EXERCISE REQUIREMENTS: Make an exact copy of the data below, leaving out every picture.
----------------
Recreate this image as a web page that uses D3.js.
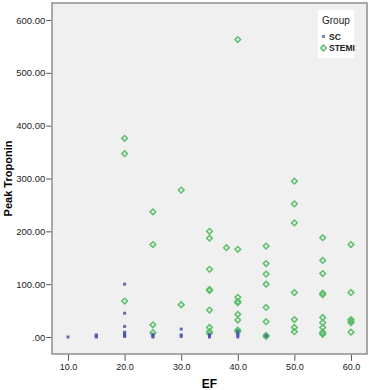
<!DOCTYPE html>
<html>
<head>
<meta charset="utf-8">
<script src="https://cdn.jsdelivr.net/npm/d3@7"></script>
<style>
  body { margin: 0; background: #fff; }
  svg { display: block; font-family: "Liberation Sans", Arial, sans-serif; }
</style>
</head>
<body>
<svg id="chart" width="369" height="390"></svg>
<script>
// SC group (blue squares)
var scEF   = [10, 15, 15, 15, 20, 20, 20, 20, 20, 20, 20, 25, 25, 25, 30, 30, 30, 35, 35, 35, 40, 40, 40, 40, 45];
var scTrop = [0, 0, 2, 4, 100, 45, 20, 9, 6, 3, 1, 5, 2, 0, 15, 4, 1, 5, 2, 0, 11, 6, 3, 0, 2];

// STEMI group (green diamonds)
var stemiEF = [20, 20, 20,
               25, 25, 25, 25,
               30, 30,
               35, 35, 35, 35, 35, 35, 35, 35, 35,
               38,
               40, 40, 40, 40, 40, 40, 40, 40, 40,
               45, 45, 45, 45, 45, 45, 45, 45,
               50, 50, 50, 50, 50, 50, 50,
               55, 55, 55, 55, 55, 55, 55, 55, 55, 55, 55,
               60, 60, 60, 60, 60, 60];
var stemiTrop = [376, 347, 68,
                 237, 175, 23, 8,
                 278, 61,
                 200, 187, 128, 90, 88, 51, 18, 10, 7,
                 169,
                 563, 166, 75, 67, 65, 43, 32, 13, 10,
                 172, 139, 119, 100, 56, 29, 3, 1,
                 295, 252, 216, 84, 33, 18, 10,
                 188, 145, 120, 83, 80, 37, 27, 18, 9, 7, 5,
                 175, 84, 33, 30, 27, 9];

var xTicks = [10, 20, 30, 40, 50, 60];
var yTicks = [0, 100, 200, 300, 400, 500, 600];
var groups = ["SC", "STEMI"];

(function () {
var svg = d3.select("#chart");
var pLeft = 52, pRight = 367, pTop = 3, pBottom = 354;

var x = d3.scaleLinear().domain([7.17, 62.83]).range([pLeft, pRight]);
var y = d3.scaleLinear().domain([-32.2, 632.2]).range([pBottom, pTop]);

// plot area
svg.append("rect")
    .attr("x", pLeft).attr("y", pTop)
    .attr("width", pRight - pLeft).attr("height", pBottom - pTop)
    .attr("fill", "#f0f0f0")
    .attr("stroke", "#8f8f8f")
    .attr("stroke-width", 1.5);

var yFmt = function (d) { return d === 0 ? ".00" : d3.format(".2f")(d); };

var yAxis = svg.append("g")
    .attr("transform", "translate(" + (pLeft - 0.75) + ",0)")
    .call(d3.axisLeft(y).tickValues(yTicks).tickFormat(yFmt).tickSize(5).tickSizeOuter(0));
yAxis.select(".domain").remove();

var xAxis = svg.append("g")
    .attr("transform", "translate(0," + (pBottom + 0.75) + ")")
    .call(d3.axisBottom(x).tickValues(xTicks).tickFormat(d3.format(".1f")).tickSize(6).tickSizeOuter(0));
xAxis.select(".domain").remove();

svg.selectAll(".tick line").attr("stroke", "#555").attr("stroke-width", 1);
svg.selectAll(".tick text").attr("font-size", 9).attr("fill", "#222")
    .attr("font-family", "Liberation Sans, Arial, sans-serif");
yAxis.selectAll(".tick text").attr("x", -6).attr("font-size", 9.5);
xAxis.selectAll(".tick text").attr("y", 9);

// axis titles
svg.append("text")
    .attr("x", (pLeft + pRight) / 2).attr("y", 388)
    .attr("text-anchor", "middle")
    .attr("font-size", 12).attr("font-weight", "bold")
    .text("EF");

svg.append("text")
    .attr("transform", "translate(12," + ((pTop + pBottom) / 2) + ") rotate(-90)")
    .attr("text-anchor", "middle")
    .attr("font-size", 11).attr("font-weight", "bold")
    .text("Peak Troponin");

var green = "#5cbf6a", blue = "#4653b0";
var diamond = d3.symbol().type(d3.symbolSquare).size(16);

var plot = svg.append("g");

plot.selectAll("path.stemi")
    .data(stemiTrop)
    .enter()
    .append("path")
    .attr("class", "stemi")
    .attr("d", diamond)
    .attr("transform", function (d, i) {
        return "translate(" + x(stemiEF[i]) + "," + y(d) + ") rotate(45)";
    })
    .attr("fill", "none")
    .attr("stroke", green)
    .attr("stroke-width", 1.5);

plot.selectAll("rect.sc")
    .data(scTrop)
    .enter()
    .append("rect")
    .attr("class", "sc")
    .attr("x", function (d, i) { return x(scEF[i]) - 1.5; })
    .attr("y", function (d) { return y(d) - 1.5; })
    .attr("width", 3).attr("height", 3)
    .attr("fill", blue)
    .attr("opacity", 0.85);

// legend
var lg = svg.append("g").attr("transform", "translate(318,10)");
lg.append("rect").attr("width", 36).attr("height", 48).attr("fill", "#fff");
lg.append("text").attr("x", 4).attr("y", 14).attr("font-size", 10).attr("fill", "#222").text("Group");
lg.append("rect").attr("x", 4).attr("y", 25).attr("width", 3).attr("height", 3).attr("fill", blue).attr("opacity", 0.7);
lg.append("path").attr("d", diamond).attr("transform", "translate(5.5,38) rotate(45)")
    .attr("fill", "none").attr("stroke", green).attr("stroke-width", 1.5);
lg.selectAll("text.item")
    .data(groups)
    .enter()
    .append("text")
    .attr("class", "item")
    .attr("x", 11)
    .attr("y", function (d, i) { return 30 + i * 11; })
    .attr("font-size", 8.5)
    .attr("font-weight", "bold")
    .attr("fill", "#222")
    .text(function (d) { return d; });
})();
</script>
</body>
</html>
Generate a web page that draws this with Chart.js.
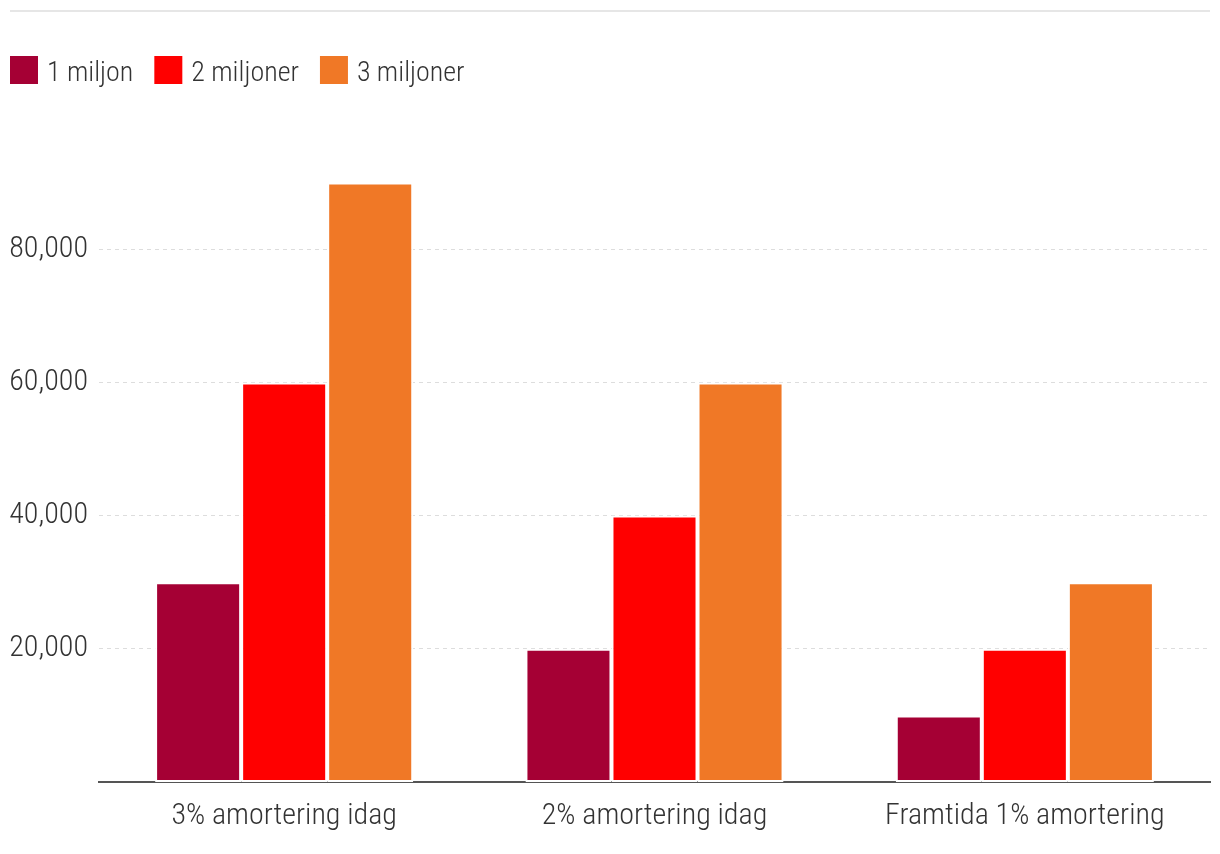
----------------
RESPONSE TO THE TASK:
Recreate this image as a web page that uses D3.js.
<!DOCTYPE html>
<html>
<head>
<meta charset="utf-8">
<script src="https://cdn.jsdelivr.net/npm/d3@7"></script>
<style>
  body { margin: 0; background: #fff; }
  svg { display: block; font-family: "Liberation Sans", Arial, sans-serif; }
</style>
</head>
<body>
<svg id="chart" width="369" height="390"></svg>
<script>
// SC group (blue squares)
var scEF   = [10, 15, 15, 15, 20, 20, 20, 20, 20, 20, 20, 25, 25, 25, 30, 30, 30, 35, 35, 35, 40, 40, 40, 40, 45];
var scTrop = [0, 0, 2, 4, 100, 45, 20, 9, 6, 3, 1, 5, 2, 0, 15, 4, 1, 5, 2, 0, 11, 6, 3, 0, 2];

// STEMI group (green diamonds)
var stemiEF = [20, 20, 20,
               25, 25, 25, 25,
               30, 30,
               35, 35, 35, 35, 35, 35, 35, 35, 35,
               38,
               40, 40, 40, 40, 40, 40, 40, 40, 40,
               45, 45, 45, 45, 45, 45, 45, 45,
               50, 50, 50, 50, 50, 50, 50,
               55, 55, 55, 55, 55, 55, 55, 55, 55, 55, 55,
               60, 60, 60, 60, 60, 60];
var stemiTrop = [376, 347, 68,
                 237, 175, 23, 8,
                 278, 61,
                 200, 187, 128, 90, 88, 51, 18, 10, 7,
                 169,
                 563, 166, 75, 67, 65, 43, 32, 13, 10,
                 172, 139, 119, 100, 56, 29, 3, 1,
                 295, 252, 216, 84, 33, 18, 10,
                 188, 145, 120, 83, 80, 37, 27, 18, 9, 7, 5,
                 175, 84, 33, 30, 27, 9];

var xTicks = [10, 20, 30, 40, 50, 60];
var yTicks = [0, 100, 200, 300, 400, 500, 600];
var groups = ["SC", "STEMI"];

(function () {
var svg = d3.select("#chart");
var pLeft = 52, pRight = 367, pTop = 3, pBottom = 354;

var x = d3.scaleLinear().domain([7.17, 62.83]).range([pLeft, pRight]);
var y = d3.scaleLinear().domain([-32.2, 632.2]).range([pBottom, pTop]);

// plot area
svg.append("rect")
    .attr("x", pLeft).attr("y", pTop)
    .attr("width", pRight - pLeft).attr("height", pBottom - pTop)
    .attr("fill", "#f0f0f0")
    .attr("stroke", "#8f8f8f")
    .attr("stroke-width", 1.5);

var yFmt = function (d) { return d === 0 ? ".00" : d3.format(".2f")(d); };

var yAxis = svg.append("g")
    .attr("transform", "translate(" + (pLeft - 0.75) + ",0)")
    .call(d3.axisLeft(y).tickValues(yTicks).tickFormat(yFmt).tickSize(5).tickSizeOuter(0));
yAxis.select(".domain").remove();

var xAxis = svg.append("g")
    .attr("transform", "translate(0," + (pBottom + 0.75) + ")")
    .call(d3.axisBottom(x).tickValues(xTicks).tickFormat(d3.format(".1f")).tickSize(6).tickSizeOuter(0));
xAxis.select(".domain").remove();

svg.selectAll(".tick line").attr("stroke", "#555").attr("stroke-width", 1);
svg.selectAll(".tick text").attr("font-size", 9).attr("fill", "#222")
    .attr("font-family", "Liberation Sans, Arial, sans-serif");
yAxis.selectAll(".tick text").attr("x", -6).attr("font-size", 9.5);
xAxis.selectAll(".tick text").attr("y", 9);

// axis titles
svg.append("text")
    .attr("x", (pLeft + pRight) / 2).attr("y", 388)
    .attr("text-anchor", "middle")
    .attr("font-size", 12).attr("font-weight", "bold")
    .text("EF");

svg.append("text")
    .attr("transform", "translate(12," + ((pTop + pBottom) / 2) + ") rotate(-90)")
    .attr("text-anchor", "middle")
    .attr("font-size", 11).attr("font-weight", "bold")
    .text("Peak Troponin");

var green = "#5cbf6a", blue = "#4653b0";
var diamond = d3.symbol().type(d3.symbolSquare).size(16);

var plot = svg.append("g");

plot.selectAll("path.stemi")
    .data(stemiTrop)
    .enter()
    .append("path")
    .attr("class", "stemi")
    .attr("d", diamond)
    .attr("transform", function (d, i) {
        return "translate(" + x(stemiEF[i]) + "," + y(d) + ") rotate(45)";
    })
    .attr("fill", "none")
    .attr("stroke", green)
    .attr("stroke-width", 1.5);

plot.selectAll("rect.sc")
    .data(scTrop)
    .enter()
    .append("rect")
    .attr("class", "sc")
    .attr("x", function (d, i) { return x(scEF[i]) - 1.5; })
    .attr("y", function (d) { return y(d) - 1.5; })
    .attr("width", 3).attr("height", 3)
    .attr("fill", blue)
    .attr("opacity", 0.85);

// legend
var lg = svg.append("g").attr("transform", "translate(318,10)");
lg.append("rect").attr("width", 36).attr("height", 48).attr("fill", "#fff");
lg.append("text").attr("x", 4).attr("y", 14).attr("font-size", 10).attr("fill", "#222").text("Group");
lg.append("rect").attr("x", 4).attr("y", 25).attr("width", 3).attr("height", 3).attr("fill", blue).attr("opacity", 0.7);
lg.append("path").attr("d", diamond).attr("transform", "translate(5.5,38) rotate(45)")
    .attr("fill", "none").attr("stroke", green).attr("stroke-width", 1.5);
lg.selectAll("text.item")
    .data(groups)
    .enter()
    .append("text")
    .attr("class", "item")
    .attr("x", 11)
    .attr("y", function (d, i) { return 30 + i * 11; })
    .attr("font-size", 8.5)
    .attr("font-weight", "bold")
    .attr("fill", "#222")
    .text(function (d) { return d; });
})();
</script>
</body>
</html>
Generate a web page that draws this with Chart.js.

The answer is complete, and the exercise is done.